53 The Gaza war, and the world’s reaction to it, intensified this feeling. But that, in turn, merely exacerbated the hostility towards them of the most right-wing government in Israel’s history, as well as that of the electorate that put it there. All these ‘peace-makers’ wanted, said one of their bitterest critics, was to ‘bring Israel to its knees and force a Pax Americana on it’, or, as another put it, ‘to fan the flames of anti-Semitism in the world and create a new blood libel against the Israeli Defence Forces and the State of Israel’. Was it not time, this latter asked, for the government to take legal action against them?
54 In fact the government was already planning to do just that, with a new campaign, reportedly the brainchild of Foreign Minister Lieberman, to rein in all non-government organizations, local or foreign, who were trying ‘to de-legitimize Israel’.
55
The further Israel went down this path - wrote Israeli ‘new historian’ Avi Shlaim in the London
Guardian — the more it would look like the ‘gangster state’ headed by ‘an utterly unscrupulous set of leaders’ which, at its birth, Sir John Troutbeck, head of the British Middle East Office in Cairo, had long since said that it already was; or, in contemporary parlance, like the ‘rogue states’ which successive US administrations have habitually descried in the likes of the ayatollahs’ Iran, Saddam’s Iraq or Colonel Gadafi’s Libya.
56 With such adverse perceptions of Israel gaining ground in respectable, mainstream Western discourse, could any American president, and least of all, perhaps, a Barack Obama, lend it much indulgence in ‘deterrent’ wars to come?
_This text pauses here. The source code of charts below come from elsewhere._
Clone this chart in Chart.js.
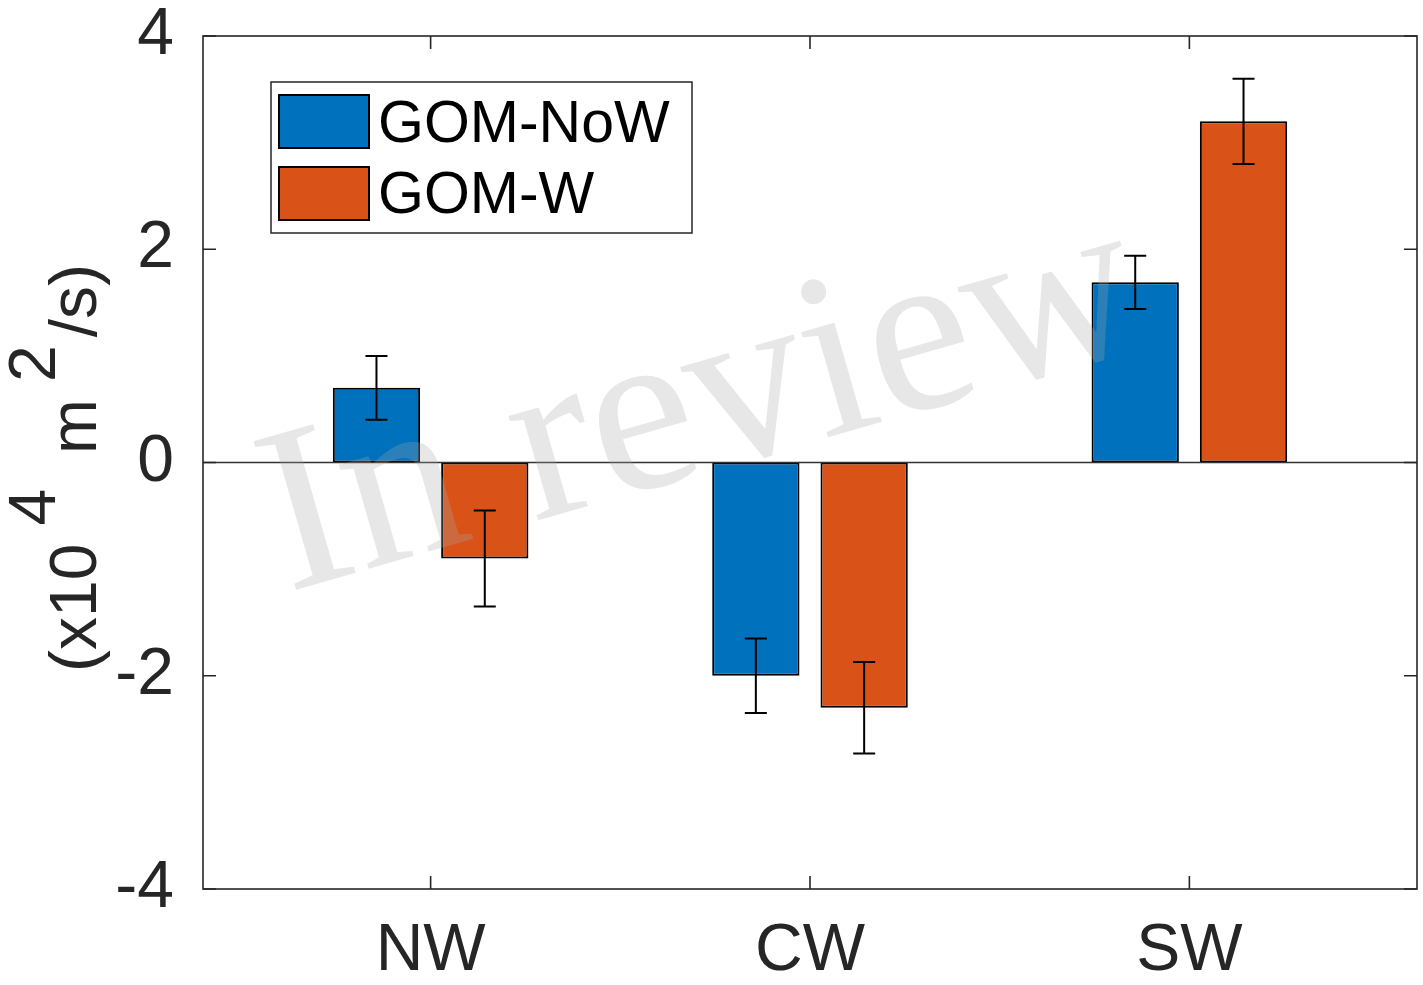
<!DOCTYPE html>
<html>
<head>
<meta charset="utf-8">
<script src="https://cdn.jsdelivr.net/npm/chart.js@4.4.1/dist/chart.umd.min.js"></script>
<style>
  html, body { margin: 0; padding: 0; background: #ffffff; }
  #wrap { width: 1423px; height: 985px; }
</style>
</head>
<body>
<div id="wrap"><canvas id="c" width="1423" height="985"></canvas></div>
<script>
// Regions and the two model runs
const categories = ['NW', 'CW', 'SW'];
const seriesNames = ['GOM-NoW', 'GOM-W'];
const noWValues = [0.7, -2.0, 1.69];
const noWErrors = [0.3, 0.35, 0.25];
const wValues = [-0.9, -2.3, 3.2];
const wErrors = [0.45, 0.43, 0.4];
const yTickValues = [-4, -2, 0, 2, 4];

const AXIS_COLOR = '#262626';
const FONT = '"Liberation Sans", Arial, Helvetica, sans-serif';

function toPoints(values) {
  return values.map((v, i) => ({ x: i + 1, y: v }));
}

// Axes box, inward ticks, zero baseline and error bars
const framePlugin = {
  id: 'frame',
  afterDatasetsDraw(chart) {
    const { ctx, chartArea: a, scales } = chart;
    const xs = scales.x, ys = scales.y;
    ctx.save();

    // baseline at zero
    const y0 = ys.getPixelForValue(0);
    ctx.strokeStyle = '#333333';
    ctx.lineWidth = 1.5;
    ctx.beginPath();
    ctx.moveTo(a.left, y0);
    ctx.lineTo(a.right, y0);
    ctx.stroke();

    // error bars
    const errs = [noWErrors, wErrors];
    ctx.strokeStyle = '#000000';
    ctx.lineWidth = 2;
    chart.data.datasets.forEach((ds, di) => {
      const meta = chart.getDatasetMeta(di);
      meta.data.forEach((bar, i) => {
        const v = ds.data[i].y;
        const e = errs[di][i];
        const yt = ys.getPixelForValue(v + e);
        const yb = ys.getPixelForValue(v - e);
        const x = bar.x;
        ctx.beginPath();
        ctx.moveTo(x, yt); ctx.lineTo(x, yb);
        ctx.moveTo(x - 11, yt); ctx.lineTo(x + 11, yt);
        ctx.moveTo(x - 11, yb); ctx.lineTo(x + 11, yb);
        ctx.stroke();
      });
    });

    // box
    ctx.strokeStyle = AXIS_COLOR;
    ctx.lineWidth = 1.6;
    ctx.strokeRect(a.left, a.top, a.right - a.left, a.bottom - a.top);

    // inward ticks
    const tl = 13;
    ctx.beginPath();
    yTickValues.forEach(v => {
      const y = ys.getPixelForValue(v);
      ctx.moveTo(a.left, y); ctx.lineTo(a.left + tl, y);
      ctx.moveTo(a.right, y); ctx.lineTo(a.right - tl, y);
    });
    categories.forEach((c, i) => {
      const x = xs.getPixelForValue(i + 1);
      ctx.moveTo(x, a.bottom); ctx.lineTo(x, a.bottom - tl);
      ctx.moveTo(x, a.top); ctx.lineTo(x, a.top + tl);
    });
    ctx.stroke();
    ctx.restore();
  }
};

// Legend box in the upper left of the axes
const legendPlugin = {
  id: 'boxLegend',
  afterDatasetsDraw(chart) {
    const { ctx } = chart;
    const bx = 271, by = 82, bw = 421, bh = 151;
    ctx.save();
    ctx.fillStyle = '#ffffff';
    ctx.fillRect(bx, by, bw, bh);
    ctx.strokeStyle = AXIS_COLOR;
    ctx.lineWidth = 1.5;
    ctx.strokeRect(bx, by, bw, bh);
    ctx.font = '59px ' + FONT;
    ctx.textBaseline = 'alphabetic';
    ctx.textAlign = 'left';
    chart.data.datasets.forEach((ds, i) => {
      const sy = 95 + i * 72;
      ctx.fillStyle = ds.backgroundColor;
      ctx.fillRect(279, sy, 90, 53);
      ctx.strokeStyle = '#000000';
      ctx.lineWidth = 2;
      ctx.strokeRect(279, sy, 90, 53);
      ctx.fillStyle = '#000000';
      ctx.fillText(ds.label, 378, 142 + i * 71);
    });
    ctx.restore();
  }
};

// Vertical axis title with raised exponents
const yTitlePlugin = {
  id: 'yTitle',
  afterDraw(chart) {
    const { ctx } = chart;
    ctx.save();
    ctx.translate(96, 672);
    ctx.rotate(-Math.PI / 2);
    ctx.font = '66px ' + FONT;
    ctx.fillStyle = AXIS_COLOR;
    ctx.textBaseline = 'alphabetic';
    ctx.textAlign = 'left';
    const pieces = [['(x10', 0, 0], ['4', 1, 18], ['m', 0, 35], ['2', 1, 17], ['/s)', 0, 8]];
    let pos = 0;
    pieces.forEach(([t, sup, gap]) => {
      pos += gap;
      ctx.fillText(t, pos, sup ? -41 : 0);
      pos += ctx.measureText(t).width;
    });
    ctx.restore();
  }
};

// Review watermark across the plot
const stampPlugin = {
  id: 'stamp',
  afterDraw(chart) {
    const { ctx } = chart;
    ctx.save();
    ctx.translate(288, 592);
    ctx.rotate(-16 * Math.PI / 180);
    ctx.font = '236px "Liberation Serif", "Times New Roman", serif';
    ctx.fillStyle = 'rgba(165,165,165,0.27)';
    ctx.textBaseline = 'alphabetic';
    ctx.fillText('In review', 0, 0);
    ctx.restore();
  }
};

new Chart(document.getElementById('c'), {
  type: 'bar',
  data: {
    datasets: [
      {
        label: seriesNames[0],
        data: toPoints(noWValues),
        backgroundColor: '#0072BD',
        borderColor: '#000000',
        borderWidth: 2,
        borderSkipped: false
      },
      {
        label: seriesNames[1],
        data: toPoints(wValues),
        backgroundColor: '#D95319',
        borderColor: '#000000',
        borderWidth: 2,
        borderSkipped: false
      }
    ]
  },
  options: {
    responsive: false,
    animation: false,
    devicePixelRatio: 1,
    categoryPercentage: 0.571,
    barPercentage: 0.806,
    layout: { padding: { top: 36, right: 6, left: 0, bottom: 0 } },
    plugins: {
      legend: { display: false },
      tooltip: { enabled: false }
    },
    scales: {
      x: {
        type: 'linear',
        offset: false,
        min: 0.4,
        max: 3.6,
        grid: { display: false, drawTicks: false, offset: false },
        border: { display: false },
        afterBuildTicks: s => { s.ticks = categories.map((c, i) => ({ value: i + 1 })); },
        afterFit: s => { s.height = 96; s.paddingLeft = 0; s.paddingRight = 0; },
        ticks: {
          autoSkip: false,
          maxRotation: 0,
          padding: 30,
          color: AXIS_COLOR,
          font: { family: FONT, size: 66, lineHeight: 1.0 },
          callback: v => categories[Math.round(v) - 1] || ''
        }
      },
      y: {
        min: -4,
        max: 4,
        grid: { display: false, drawTicks: false },
        border: { display: false },
        afterBuildTicks: s => { s.ticks = yTickValues.map(v => ({ value: v })); },
        afterFit: s => { s.width = 203; s.paddingTop = 0; s.paddingBottom = 0; },
        ticks: {
          padding: 29,
          color: AXIS_COLOR,
          font: { family: FONT, size: 66, lineHeight: 1.0 },
          callback: v => String(v)
        }
      }
    }
  },
  plugins: [framePlugin, legendPlugin, yTitlePlugin, stampPlugin]
});
</script>
</body>
</html>
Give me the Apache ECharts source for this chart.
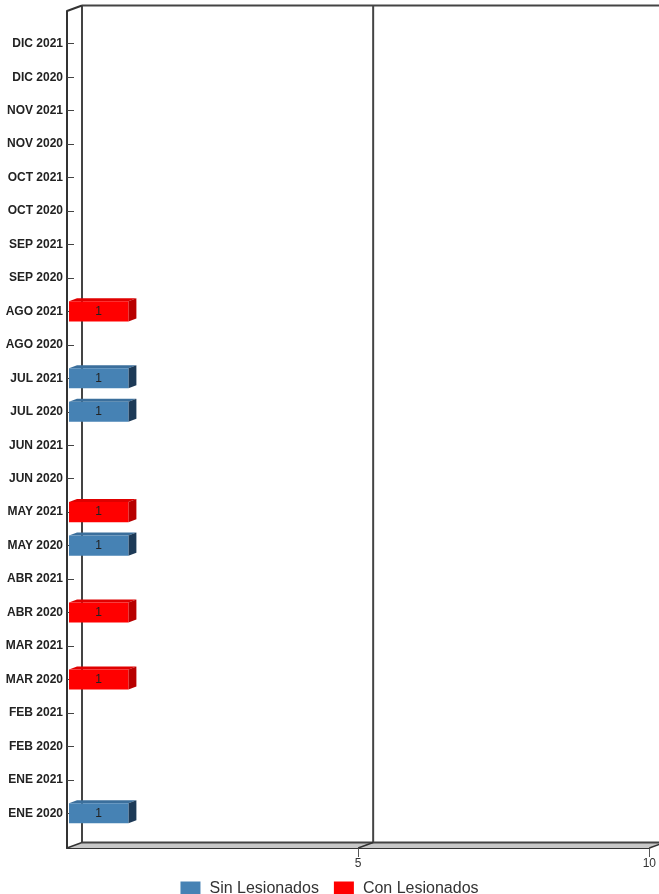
<!DOCTYPE html>
<html>
<head>
<meta charset="utf-8">
<script src="https://cdn.jsdelivr.net/npm/echarts@6/dist/echarts.min.js"></script>
<style>html,body{margin:0;padding:0;background:#fff}#c{width:659px;height:894px}</style>
</head>
<body>
<div id="c"></div>
<script>
// Categories, bottom to top
const categories = ['ENE 2020','ENE 2021','FEB 2020','FEB 2021','MAR 2020','MAR 2021','ABR 2020','ABR 2021','MAY 2020','MAY 2021','JUN 2020','JUN 2021','JUL 2020','JUL 2021','AGO 2020','AGO 2021','SEP 2020','SEP 2021','OCT 2020','OCT 2021','NOV 2020','NOV 2021','DIC 2020','DIC 2021'];
const sinLesionados = [1,0,0,0,0,0,0,0,1,0,0,0,1,1,0,0,0,0,0,0,0,0,0,0];
const conLesionados = [0,0,0,0,1,0,1,0,0,1,0,0,0,0,0,1,0,0,0,0,0,0,0,0];
const seriesNames = ['Sin Lesionados','Con Lesionados'];
const xTicks = [0,5,10];

const palette = [
  {front:'#4682b4', top:'#3b6f9c', side:'#1d3a57'},
  {front:'#ff0000', top:'#e00000', side:'#b80000'}
];

const chart = echarts.init(document.getElementById('c'));

function buildData(vals, prevList) {
  const out = [];
  vals.forEach((v, i) => {
    if (v > 0) {
      let base = 0;
      prevList.forEach(p => base += p[i]);
      out.push([base + v, i, base, v]);
    }
  });
  return out;
}

function makeRender(pal) {
  return function (params, api) {
    const end = api.value(0), cat = api.value(1), base = api.value(2), v = api.value(3);
    const p0 = api.coord([base, cat]);
    const p1 = api.coord([end, cat]);
    const band = api.size([0, 1])[1];
    const h = band * 0.6;
    const dx = 8, dy = 3;
    const x0 = p0[0] + 2, x1 = p1[0] + 3;
    const yT = p0[1] - h / 2, yB = p0[1] + h / 2;
    return {
      type: 'group',
      children: [
        {type: 'polygon', shape: {points: [[x0, yT], [x0 + dx, yT - dy], [x1 + dx, yT - dy], [x1, yT]]}, style: {fill: pal.top}},
        {type: 'polygon', shape: {points: [[x1, yT], [x1 + dx, yT - dy], [x1 + dx, yB - dy], [x1, yB]]}, style: {fill: pal.side}},
        {type: 'rect', shape: {x: x0, y: yT, width: x1 - x0, height: h}, style: {fill: pal.front}},
        {type: 'text', style: {text: String(v), x: (x0 + x1) / 2, y: p0[1], align: 'center', verticalAlign: 'middle', fill: '#222', font: '12px "Liberation Sans", Arial, sans-serif'}}
      ]
    };
  };
}

const dataSin = buildData(sinLesionados, []);
const dataCon = buildData(conLesionados, [sinLesionados]);

const option = {
  animation: false,
  backgroundColor: '#fff',
  grid: [
    {left: 67, right: 8, top: 27, bottom: 64},          // data grid
    {left: 67, right: 8, top: 11, bottom: 46}           // front frame
  ],
  xAxis: [
    {gridIndex: 0, type: 'value', min: 0, max: 10, interval: 5, show: false},
    {gridIndex: 1, type: 'value', min: 0, max: 10, interval: 5,
      axisLine: {show: true, lineStyle: {color: '#333', width: 2}},
      axisTick: {show: true, length: 9, lineStyle: {color: '#555', width: 1}},
      axisLabel: {color: '#333', fontSize: 12, margin: 10, fontFamily: '"Liberation Sans", Arial, sans-serif', showMaxLabel: true, showMinLabel: false},
      splitLine: {show: false}}
  ],
  yAxis: [
    {gridIndex: 0, type: 'category', data: categories,
      axisLine: {show: false},
      axisTick: {show: true, inside: true, length: 7, alignWithLabel: true, lineStyle: {color: '#444'}},
      axisLabel: {color: '#222', fontWeight: 'bold', fontSize: 12, margin: 4, fontFamily: '"Liberation Sans", Arial, sans-serif', interval: 0}},
    {gridIndex: 1, type: 'value', min: 0, max: 1,
      axisLine: {show: true, lineStyle: {color: '#333', width: 2}},
      axisTick: {show: false}, axisLabel: {show: false}, splitLine: {show: false}}
  ],
  legend: {
    top: 876, left: 'center',
    itemWidth: 20, itemHeight: 15, itemGap: 15,
    textStyle: {color: '#333', fontSize: 16, fontFamily: '"Liberation Sans", Arial, sans-serif', padding: [0, 0, 0, 4]},
    data: seriesNames.map(n => ({name: n, icon: 'rect'}))
  },
  series: [
    {name: seriesNames[0], type: 'custom', coordinateSystem: 'cartesian2d', xAxisIndex: 0, yAxisIndex: 0,
      itemStyle: {color: palette[0].front}, renderItem: makeRender(palette[0]), data: dataSin, encode: {x: 0, y: 1}, z: 5},
    {name: seriesNames[1], type: 'custom', coordinateSystem: 'cartesian2d', xAxisIndex: 0, yAxisIndex: 0,
      itemStyle: {color: palette[1].front}, renderItem: makeRender(palette[1]), data: dataCon, encode: {x: 0, y: 1}, z: 5}
  ]
};
chart.setOption(option);

// 3D frame (back wall, floor, diagonals) positioned from the front axes' own scales
const DX = 15, DY = -5.5;
const F = (p) => chart.convertToPixel({gridIndex: 1}, p);
const B = (p) => { const q = F(p); return [q[0] + DX, q[1] + DY]; };
const g = [];
const xmin = xTicks[0], xmax = xTicks[xTicks.length - 1];
const ln = (a, b, w, c) => ({type: 'line', z: 3, shape: {x1: a[0], y1: a[1], x2: b[0], y2: b[1]}, style: {stroke: c || '#333', lineWidth: w}});
g.push({type: 'polygon', z: 1, shape: {points: [F([xmin, 0]), B([xmin, 0]), B([xmax, 0]), F([xmax, 0])]}, style: {fill: '#c8c8c8', stroke: null}});
// back wall: verticals at each tick, top and bottom edges
xTicks.forEach(v => g.push(ln(B([v, 0]), B([v, 1]), 2, '#444')));
g.push(ln(B([xmin, 1]), B([xmax, 1]), 2, '#444'));
g.push(ln(B([xmin, 0]), B([xmax, 0]), 2, '#444'));
// diagonals
g.push(ln(F([xmin, 1]), B([xmin, 1]), 2));
xTicks.forEach(v => g.push(ln(F([v, 0]), B([v, 0]), 1.5)));
chart.setOption({graphic: g});
</script>
</body>
</html>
Apparently even the Hamas prime minister, Ismail Haniyah, had serious doubts about that. It was not, he admitted, just the bravery of its fighters to which Hamas owed its ‘victory’, it was to the ‘free peoples of the world, to the mammoth demonstrations in Europe and the Americas which forced Israel to retreat without realizing any of its objectives - besides the killing of children, women and the elderly’.